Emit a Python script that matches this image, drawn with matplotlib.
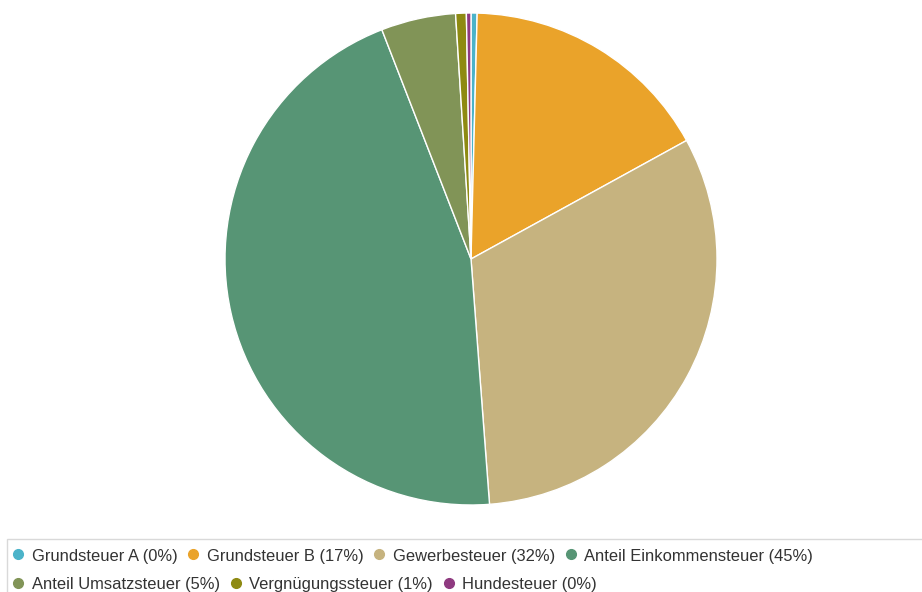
import matplotlib
matplotlib.use("Agg")
import matplotlib.pyplot as plt
from matplotlib.lines import Line2D
from matplotlib.patches import Rectangle

labels = ["Grundsteuer A", "Grundsteuer B", "Gewerbesteuer", "Anteil Einkommensteuer",
          "Anteil Umsatzsteuer", "Vergnügungssteuer", "Hundesteuer"]
values = [0.4, 16.6, 31.8, 45.3, 4.9, 0.7, 0.3]
pct_labels = ["0%", "17%", "32%", "45%", "5%", "1%", "0%"]
colors = ["#4BB3C9", "#EAA32A", "#C6B37F", "#579575", "#819457", "#8E8A12", "#8F3A80"]
legend_rows = [[0, 1, 2, 3], [4, 5, 6]]

W, H = 922, 592
fig = plt.figure(figsize=(W / 100, H / 100), dpi=100)
plt.rcParams["font.family"] = ["Liberation Sans", "DejaVu Sans"]

# pie: center (471, 259), radius 246 px
ax = fig.add_axes([225 / W, (H - 505) / H, 492 / W, 492 / H])
ax.pie(values, colors=colors, startangle=90, counterclock=False,
       wedgeprops=dict(edgecolor="white", linewidth=1))
ax.set_xlim(-1, 1)
ax.set_ylim(-1, 1)
ax.set_aspect("equal")

# legend box
fig.add_artist(Rectangle((7 / W, -0.01), (W - 6) / W, (H - 539) / H + 0.01,
                         transform=fig.transFigure, facecolor="white",
                         edgecolor="#d9d9d9", linewidth=1))

fig.canvas.draw()
renderer = fig.canvas.get_renderer()
row_y = [554, 582.5]
for r, idx in enumerate(legend_rows):
    x = 18
    for i in idx:
        y = (H - row_y[r]) / H
        fig.add_artist(Line2D([x / W], [y], marker="o", markersize=7, color=colors[i],
                              linestyle="none", transform=fig.transFigure))
        t = fig.text((x + 13.5) / W, (H - row_y[r] - 6.5) / H,
                     f"{labels[i]} ({pct_labels[i]})", fontsize=11.85,
                     color="#333333", va="baseline", ha="left")
        w = t.get_window_extent(renderer).width
        x = x + 13.5 + w + 16

fig.savefig("out.png", dpi=100)
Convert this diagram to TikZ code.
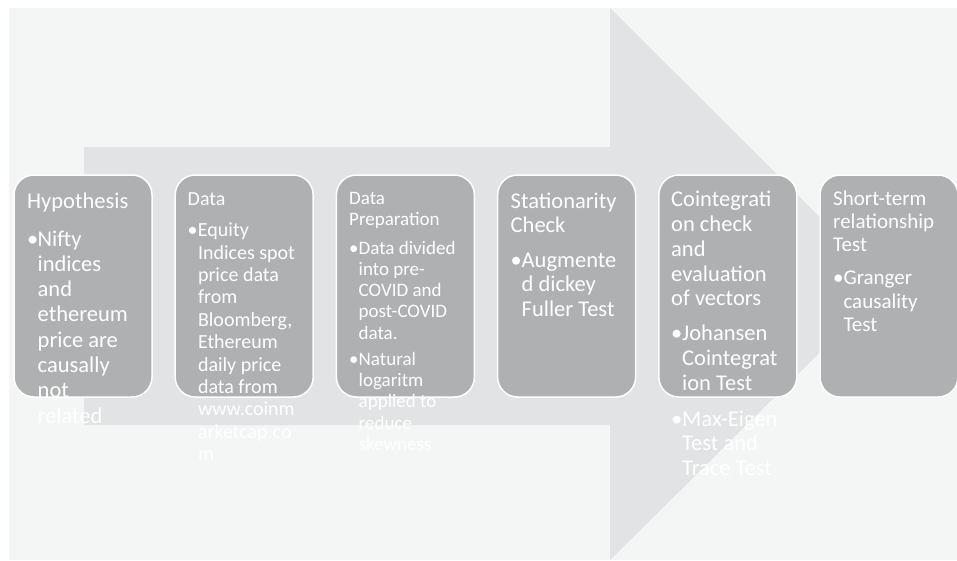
\documentclass[tikz,border=0pt]{standalone}
\usepackage{fontspec}
\setmainfont{Carlito}
\definecolor{bgc}{HTML}{F4F5F5}
\definecolor{arrowc}{HTML}{E2E3E4}
\definecolor{boxc}{HTML}{AFB0B1}
\newlength\bind
\newcommand\bl[1]{\makebox[\bind][l]{\textbullet}#1}
\newcommand\ct[1]{\hspace*{\bind}#1}
\newcommand\txtblock[4]{\parbox[t]{300pt}{\fontsize{#1}{#2}\selectfont\setlength\bind{#3}#4}}
\begin{document}
\begin{tikzpicture}[x=1pt,y=-1pt,
  stage/.style={draw=white, line width=1.5pt, fill=boxc, rounded corners=20pt,
    minimum width=138pt, minimum height=222pt, inner sep=0pt},
  txt/.style={anchor=base west, inner sep=0pt, text=white}]
\useasboundingbox (0,0) rectangle (957,560);
\fill[bgc] (9,8) rectangle (957,560);
\fill[arrowc] (84,147) -- (610,147) -- (610,8) -- (888,285) -- (610,560) -- (610,425) -- (84,425) -- cycle;

\node[stage] (b1) at (83,286) {};
\node[stage] (b2) at (244.2,286) {};
\node[stage] (b3) at (405.4,286) {};
\node[stage] (b4) at (566.6,286) {};
\node[stage] (b5) at (727.8,286) {};
\node[stage] (b6) at (889,286) {};

\node[txt] (t1) at (27,208) {\txtblock{22.5}{25.3}{10.5pt}{Hypothesis\\[12.7pt]
\bl{Nifty}\\ \ct{indices}\\ \ct{and}\\ \ct{ethereum}\\ \ct{price are}\\ \ct{causally}\\ \ct{not}\\ \ct{related}}};

\node[txt] (t2) at (187.5,205) {\txtblock{20}{22.4}{10.3pt}{Data\\[9.3pt]
\bl{Equity}\\ \ct{Indices spot}\\ \ct{price data}\\ \ct{from}\\ \ct{Bloomberg,}\\ \ct{Ethereum}\\ \ct{daily price}\\ \ct{data from}\\ \ct{www.coinm}\\ \ct{arketcap.co}\\ \ct{m}}};

\node[txt] (t3) at (349,204) {\txtblock{19}{21.3}{9.5pt}{Data\\ Preparation\\[7.4pt]
\bl{Data divided}\\ \ct{into pre-}\\ \ct{COVID and}\\ \ct{post-COVID}\\ \ct{data.}\\[4.7pt]
\bl{Natural}\\ \ct{logaritm}\\ \ct{applied to}\\ \ct{reduce}\\ \ct{skewness}}};

\node[txt] (t4) at (510.5,208.3) {\txtblock{22.5}{24.5}{11pt}{Stationarity\\ Check\\[10pt]
\bl{Augmente}\\ \ct{d dickey}\\ \ct{Fuller Test}}};

\node[txt] (t5) at (671,206.7) {\txtblock{22.5}{24.8}{11pt}{Cointegrati\\ on check\\ and\\ evaluation\\ of vectors\\[10pt]
\bl{Johansen}\\ \ct{Cointegrat}\\ \ct{ion Test}\\[11pt]
\bl{Max-Eigen}\\ \ct{Test and}\\ \ct{Trace Test}}};

\node[txt] (t6) at (833,205) {\txtblock{21}{23.3}{10.3pt}{Short-term\\ relationship\\ Test\\[10pt]
\bl{Granger}\\ \ct{causality}\\ \ct{Test}}};
\end{tikzpicture}
\end{document}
· · ·
## EXERCISE
Output the records above exactly; leave out the pictures.

## EXERCISE RESPONSE
Emit a Python script that matches this image, drawn with matplotlib.
import matplotlib
matplotlib.use("Agg")
import matplotlib.pyplot as plt
from matplotlib.lines import Line2D
from matplotlib.patches import Rectangle

labels = ["Grundsteuer A", "Grundsteuer B", "Gewerbesteuer", "Anteil Einkommensteuer",
          "Anteil Umsatzsteuer", "Vergnügungssteuer", "Hundesteuer"]
values = [0.4, 16.6, 31.8, 45.3, 4.9, 0.7, 0.3]
pct_labels = ["0%", "17%", "32%", "45%", "5%", "1%", "0%"]
colors = ["#4BB3C9", "#EAA32A", "#C6B37F", "#579575", "#819457", "#8E8A12", "#8F3A80"]
legend_rows = [[0, 1, 2, 3], [4, 5, 6]]

W, H = 922, 592
fig = plt.figure(figsize=(W / 100, H / 100), dpi=100)
plt.rcParams["font.family"] = ["Liberation Sans", "DejaVu Sans"]

# pie: center (471, 259), radius 246 px
ax = fig.add_axes([225 / W, (H - 505) / H, 492 / W, 492 / H])
ax.pie(values, colors=colors, startangle=90, counterclock=False,
       wedgeprops=dict(edgecolor="white", linewidth=1))
ax.set_xlim(-1, 1)
ax.set_ylim(-1, 1)
ax.set_aspect("equal")

# legend box
fig.add_artist(Rectangle((7 / W, -0.01), (W - 6) / W, (H - 539) / H + 0.01,
                         transform=fig.transFigure, facecolor="white",
                         edgecolor="#d9d9d9", linewidth=1))

fig.canvas.draw()
renderer = fig.canvas.get_renderer()
row_y = [554, 582.5]
for r, idx in enumerate(legend_rows):
    x = 18
    for i in idx:
        y = (H - row_y[r]) / H
        fig.add_artist(Line2D([x / W], [y], marker="o", markersize=7, color=colors[i],
                              linestyle="none", transform=fig.transFigure))
        t = fig.text((x + 13.5) / W, (H - row_y[r] - 6.5) / H,
                     f"{labels[i]} ({pct_labels[i]})", fontsize=11.85,
                     color="#333333", va="baseline", ha="left")
        w = t.get_window_extent(renderer).width
        x = x + 13.5 + w + 16

fig.savefig("out.png", dpi=100)
Convert this diagram to TikZ code.
\documentclass[tikz,border=0pt]{standalone}
\usepackage{fontspec}
\setmainfont{Carlito}
\definecolor{bgc}{HTML}{F4F5F5}
\definecolor{arrowc}{HTML}{E2E3E4}
\definecolor{boxc}{HTML}{AFB0B1}
\newlength\bind
\newcommand\bl[1]{\makebox[\bind][l]{\textbullet}#1}
\newcommand\ct[1]{\hspace*{\bind}#1}
\newcommand\txtblock[4]{\parbox[t]{300pt}{\fontsize{#1}{#2}\selectfont\setlength\bind{#3}#4}}
\begin{document}
\begin{tikzpicture}[x=1pt,y=-1pt,
  stage/.style={draw=white, line width=1.5pt, fill=boxc, rounded corners=20pt,
    minimum width=138pt, minimum height=222pt, inner sep=0pt},
  txt/.style={anchor=base west, inner sep=0pt, text=white}]
\useasboundingbox (0,0) rectangle (957,560);
\fill[bgc] (9,8) rectangle (957,560);
\fill[arrowc] (84,147) -- (610,147) -- (610,8) -- (888,285) -- (610,560) -- (610,425) -- (84,425) -- cycle;

\node[stage] (b1) at (83,286) {};
\node[stage] (b2) at (244.2,286) {};
\node[stage] (b3) at (405.4,286) {};
\node[stage] (b4) at (566.6,286) {};
\node[stage] (b5) at (727.8,286) {};
\node[stage] (b6) at (889,286) {};

\node[txt] (t1) at (27,208) {\txtblock{22.5}{25.3}{10.5pt}{Hypothesis\\[12.7pt]
\bl{Nifty}\\ \ct{indices}\\ \ct{and}\\ \ct{ethereum}\\ \ct{price are}\\ \ct{causally}\\ \ct{not}\\ \ct{related}}};

\node[txt] (t2) at (187.5,205) {\txtblock{20}{22.4}{10.3pt}{Data\\[9.3pt]
\bl{Equity}\\ \ct{Indices spot}\\ \ct{price data}\\ \ct{from}\\ \ct{Bloomberg,}\\ \ct{Ethereum}\\ \ct{daily price}\\ \ct{data from}\\ \ct{www.coinm}\\ \ct{arketcap.co}\\ \ct{m}}};

\node[txt] (t3) at (349,204) {\txtblock{19}{21.3}{9.5pt}{Data\\ Preparation\\[7.4pt]
\bl{Data divided}\\ \ct{into pre-}\\ \ct{COVID and}\\ \ct{post-COVID}\\ \ct{data.}\\[4.7pt]
\bl{Natural}\\ \ct{logaritm}\\ \ct{applied to}\\ \ct{reduce}\\ \ct{skewness}}};

\node[txt] (t4) at (510.5,208.3) {\txtblock{22.5}{24.5}{11pt}{Stationarity\\ Check\\[10pt]
\bl{Augmente}\\ \ct{d dickey}\\ \ct{Fuller Test}}};

\node[txt] (t5) at (671,206.7) {\txtblock{22.5}{24.8}{11pt}{Cointegrati\\ on check\\ and\\ evaluation\\ of vectors\\[10pt]
\bl{Johansen}\\ \ct{Cointegrat}\\ \ct{ion Test}\\[11pt]
\bl{Max-Eigen}\\ \ct{Test and}\\ \ct{Trace Test}}};

\node[txt] (t6) at (833,205) {\txtblock{21}{23.3}{10.3pt}{Short-term\\ relationship\\ Test\\[10pt]
\bl{Granger}\\ \ct{causality}\\ \ct{Test}}};
\end{tikzpicture}
\end{document}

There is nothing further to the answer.